[RECORDS FOR THIS EXERCISE start]

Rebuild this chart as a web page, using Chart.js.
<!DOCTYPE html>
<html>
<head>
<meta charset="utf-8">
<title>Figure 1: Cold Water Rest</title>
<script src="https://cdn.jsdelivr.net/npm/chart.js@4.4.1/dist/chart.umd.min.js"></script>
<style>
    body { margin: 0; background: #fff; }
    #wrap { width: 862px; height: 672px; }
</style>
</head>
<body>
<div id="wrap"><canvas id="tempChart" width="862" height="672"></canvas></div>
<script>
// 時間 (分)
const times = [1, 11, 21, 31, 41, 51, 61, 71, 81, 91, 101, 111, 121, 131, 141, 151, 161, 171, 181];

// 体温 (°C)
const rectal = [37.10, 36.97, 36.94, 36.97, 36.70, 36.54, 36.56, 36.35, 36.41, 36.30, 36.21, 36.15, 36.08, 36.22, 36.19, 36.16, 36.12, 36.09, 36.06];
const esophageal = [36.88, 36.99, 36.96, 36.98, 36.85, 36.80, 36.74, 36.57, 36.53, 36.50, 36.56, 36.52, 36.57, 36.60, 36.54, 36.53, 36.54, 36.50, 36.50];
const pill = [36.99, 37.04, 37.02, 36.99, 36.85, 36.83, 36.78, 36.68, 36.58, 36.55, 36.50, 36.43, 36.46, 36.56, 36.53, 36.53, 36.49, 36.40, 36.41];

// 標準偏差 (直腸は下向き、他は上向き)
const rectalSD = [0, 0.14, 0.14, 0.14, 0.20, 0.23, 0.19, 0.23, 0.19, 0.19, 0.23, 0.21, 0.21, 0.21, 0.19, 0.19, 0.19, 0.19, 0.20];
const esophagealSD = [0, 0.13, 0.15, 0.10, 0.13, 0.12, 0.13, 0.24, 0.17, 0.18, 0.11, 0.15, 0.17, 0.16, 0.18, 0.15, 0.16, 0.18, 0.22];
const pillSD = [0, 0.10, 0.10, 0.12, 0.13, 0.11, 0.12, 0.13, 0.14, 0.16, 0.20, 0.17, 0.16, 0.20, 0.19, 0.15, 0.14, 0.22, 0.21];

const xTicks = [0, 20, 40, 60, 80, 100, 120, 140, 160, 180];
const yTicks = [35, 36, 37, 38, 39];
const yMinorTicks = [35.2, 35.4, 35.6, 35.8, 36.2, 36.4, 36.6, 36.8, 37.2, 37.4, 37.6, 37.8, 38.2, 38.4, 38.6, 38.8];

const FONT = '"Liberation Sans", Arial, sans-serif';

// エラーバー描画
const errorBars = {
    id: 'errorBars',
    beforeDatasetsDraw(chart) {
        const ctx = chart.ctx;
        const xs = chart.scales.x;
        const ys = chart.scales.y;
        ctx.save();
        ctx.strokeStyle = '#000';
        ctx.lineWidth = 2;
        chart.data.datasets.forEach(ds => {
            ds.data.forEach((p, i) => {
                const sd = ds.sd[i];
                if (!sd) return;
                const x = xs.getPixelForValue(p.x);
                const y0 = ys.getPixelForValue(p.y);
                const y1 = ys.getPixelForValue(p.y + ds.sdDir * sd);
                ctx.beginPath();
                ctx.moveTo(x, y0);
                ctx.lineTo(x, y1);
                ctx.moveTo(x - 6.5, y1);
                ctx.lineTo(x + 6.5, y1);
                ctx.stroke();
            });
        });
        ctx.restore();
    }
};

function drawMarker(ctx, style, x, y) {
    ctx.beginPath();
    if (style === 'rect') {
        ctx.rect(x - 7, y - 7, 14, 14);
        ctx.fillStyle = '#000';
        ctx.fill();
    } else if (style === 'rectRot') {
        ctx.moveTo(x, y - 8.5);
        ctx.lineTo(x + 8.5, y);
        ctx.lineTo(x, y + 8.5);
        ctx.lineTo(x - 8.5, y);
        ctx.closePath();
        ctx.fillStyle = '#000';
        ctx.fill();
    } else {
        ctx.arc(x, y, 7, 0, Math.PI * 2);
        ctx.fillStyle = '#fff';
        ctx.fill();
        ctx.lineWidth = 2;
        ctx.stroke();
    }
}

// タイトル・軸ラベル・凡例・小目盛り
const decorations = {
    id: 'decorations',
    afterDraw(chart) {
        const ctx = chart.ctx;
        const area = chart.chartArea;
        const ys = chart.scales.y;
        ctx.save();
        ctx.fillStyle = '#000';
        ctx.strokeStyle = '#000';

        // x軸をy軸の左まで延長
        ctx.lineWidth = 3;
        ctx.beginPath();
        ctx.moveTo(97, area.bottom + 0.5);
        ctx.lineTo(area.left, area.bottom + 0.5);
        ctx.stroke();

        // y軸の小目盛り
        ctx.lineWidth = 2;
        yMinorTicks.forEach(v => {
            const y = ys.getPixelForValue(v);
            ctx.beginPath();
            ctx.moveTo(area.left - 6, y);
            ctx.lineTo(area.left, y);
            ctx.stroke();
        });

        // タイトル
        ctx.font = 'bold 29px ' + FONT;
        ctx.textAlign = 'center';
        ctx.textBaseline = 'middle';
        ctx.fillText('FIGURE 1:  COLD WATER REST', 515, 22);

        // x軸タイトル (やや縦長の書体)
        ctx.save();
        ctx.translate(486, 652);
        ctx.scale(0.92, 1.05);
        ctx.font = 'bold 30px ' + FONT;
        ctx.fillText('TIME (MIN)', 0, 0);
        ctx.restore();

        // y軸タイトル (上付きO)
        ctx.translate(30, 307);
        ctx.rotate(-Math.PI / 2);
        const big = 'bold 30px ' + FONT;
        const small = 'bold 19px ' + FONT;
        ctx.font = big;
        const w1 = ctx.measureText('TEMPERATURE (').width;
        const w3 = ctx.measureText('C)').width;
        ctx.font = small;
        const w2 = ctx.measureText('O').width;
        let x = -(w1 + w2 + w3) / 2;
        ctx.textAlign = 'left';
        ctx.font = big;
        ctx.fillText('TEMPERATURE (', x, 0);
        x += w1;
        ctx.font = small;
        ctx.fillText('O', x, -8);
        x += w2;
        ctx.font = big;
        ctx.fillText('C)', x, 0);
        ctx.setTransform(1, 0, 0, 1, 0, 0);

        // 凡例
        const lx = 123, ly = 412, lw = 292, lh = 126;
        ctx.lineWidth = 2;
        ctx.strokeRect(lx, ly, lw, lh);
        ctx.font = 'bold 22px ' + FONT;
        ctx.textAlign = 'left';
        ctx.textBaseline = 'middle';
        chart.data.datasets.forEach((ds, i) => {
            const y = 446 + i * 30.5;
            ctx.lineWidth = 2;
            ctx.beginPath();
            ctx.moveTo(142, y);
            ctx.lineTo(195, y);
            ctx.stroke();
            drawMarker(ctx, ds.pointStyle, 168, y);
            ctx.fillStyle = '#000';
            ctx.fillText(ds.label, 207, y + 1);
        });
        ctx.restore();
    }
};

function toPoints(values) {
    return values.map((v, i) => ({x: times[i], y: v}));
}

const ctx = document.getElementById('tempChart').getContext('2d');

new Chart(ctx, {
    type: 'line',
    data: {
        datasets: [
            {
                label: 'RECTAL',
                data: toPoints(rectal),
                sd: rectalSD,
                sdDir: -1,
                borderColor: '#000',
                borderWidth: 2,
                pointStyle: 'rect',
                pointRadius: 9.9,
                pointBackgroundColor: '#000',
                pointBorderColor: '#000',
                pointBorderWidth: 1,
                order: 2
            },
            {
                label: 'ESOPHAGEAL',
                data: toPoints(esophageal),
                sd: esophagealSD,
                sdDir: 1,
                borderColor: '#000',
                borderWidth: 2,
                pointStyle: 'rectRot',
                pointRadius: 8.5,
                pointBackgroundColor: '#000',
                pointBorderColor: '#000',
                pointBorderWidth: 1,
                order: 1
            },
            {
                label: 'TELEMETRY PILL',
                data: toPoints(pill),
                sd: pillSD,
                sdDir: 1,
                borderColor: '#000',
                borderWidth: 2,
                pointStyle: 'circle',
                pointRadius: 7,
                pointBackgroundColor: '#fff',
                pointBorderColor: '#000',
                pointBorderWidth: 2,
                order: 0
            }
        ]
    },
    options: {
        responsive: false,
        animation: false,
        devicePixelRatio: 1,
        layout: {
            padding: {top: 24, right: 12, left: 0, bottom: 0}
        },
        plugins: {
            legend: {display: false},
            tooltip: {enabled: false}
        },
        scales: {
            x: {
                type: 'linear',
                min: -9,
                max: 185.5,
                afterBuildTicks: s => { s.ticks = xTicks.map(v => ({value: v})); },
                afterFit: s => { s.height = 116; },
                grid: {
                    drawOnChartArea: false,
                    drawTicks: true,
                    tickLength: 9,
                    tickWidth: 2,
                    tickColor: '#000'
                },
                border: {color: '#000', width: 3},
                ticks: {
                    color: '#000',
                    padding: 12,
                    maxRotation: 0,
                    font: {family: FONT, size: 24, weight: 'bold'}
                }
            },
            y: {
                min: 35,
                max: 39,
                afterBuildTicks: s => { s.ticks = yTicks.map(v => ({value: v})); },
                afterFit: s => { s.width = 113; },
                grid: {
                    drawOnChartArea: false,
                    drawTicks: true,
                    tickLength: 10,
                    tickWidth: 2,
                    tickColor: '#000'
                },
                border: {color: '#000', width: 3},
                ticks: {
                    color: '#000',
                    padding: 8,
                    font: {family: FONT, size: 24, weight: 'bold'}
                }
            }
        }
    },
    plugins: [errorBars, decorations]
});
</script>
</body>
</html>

[RECORDS FOR THIS EXERCISE end]
[RECORDS FOR THIS EXERCISE start]

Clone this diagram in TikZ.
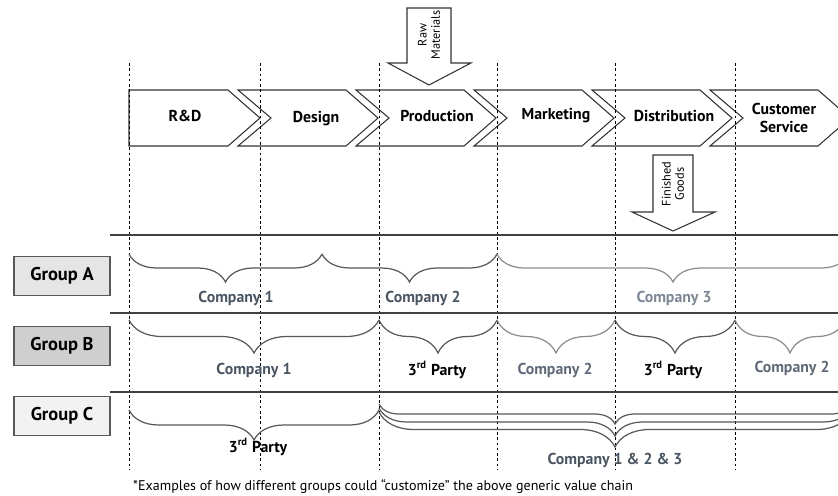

[RECORDS FOR THIS EXERCISE end]

From the records above, give again exactly the lines running from the line with "Rebuild this chart" to the line with "0.14, 0.22, 0.21];", inclusive.

Rebuild this chart as a web page, using Chart.js.
<!DOCTYPE html>
<html>
<head>
<meta charset="utf-8">
<title>Figure 1: Cold Water Rest</title>
<script src="https://cdn.jsdelivr.net/npm/chart.js@4.4.1/dist/chart.umd.min.js"></script>
<style>
    body { margin: 0; background: #fff; }
    #wrap { width: 862px; height: 672px; }
</style>
</head>
<body>
<div id="wrap"><canvas id="tempChart" width="862" height="672"></canvas></div>
<script>
// 時間 (分)
const times = [1, 11, 21, 31, 41, 51, 61, 71, 81, 91, 101, 111, 121, 131, 141, 151, 161, 171, 181];

// 体温 (°C)
const rectal = [37.10, 36.97, 36.94, 36.97, 36.70, 36.54, 36.56, 36.35, 36.41, 36.30, 36.21, 36.15, 36.08, 36.22, 36.19, 36.16, 36.12, 36.09, 36.06];
const esophageal = [36.88, 36.99, 36.96, 36.98, 36.85, 36.80, 36.74, 36.57, 36.53, 36.50, 36.56, 36.52, 36.57, 36.60, 36.54, 36.53, 36.54, 36.50, 36.50];
const pill = [36.99, 37.04, 37.02, 36.99, 36.85, 36.83, 36.78, 36.68, 36.58, 36.55, 36.50, 36.43, 36.46, 36.56, 36.53, 36.53, 36.49, 36.40, 36.41];

// 標準偏差 (直腸は下向き、他は上向き)
const rectalSD = [0, 0.14, 0.14, 0.14, 0.20, 0.23, 0.19, 0.23, 0.19, 0.19, 0.23, 0.21, 0.21, 0.21, 0.19, 0.19, 0.19, 0.19, 0.20];
const esophagealSD = [0, 0.13, 0.15, 0.10, 0.13, 0.12, 0.13, 0.24, 0.17, 0.18, 0.11, 0.15, 0.17, 0.16, 0.18, 0.15, 0.16, 0.18, 0.22];
const pillSD = [0, 0.10, 0.10, 0.12, 0.13, 0.11, 0.12, 0.13, 0.14, 0.16, 0.20, 0.17, 0.16, 0.20, 0.19, 0.15, 0.14, 0.22, 0.21];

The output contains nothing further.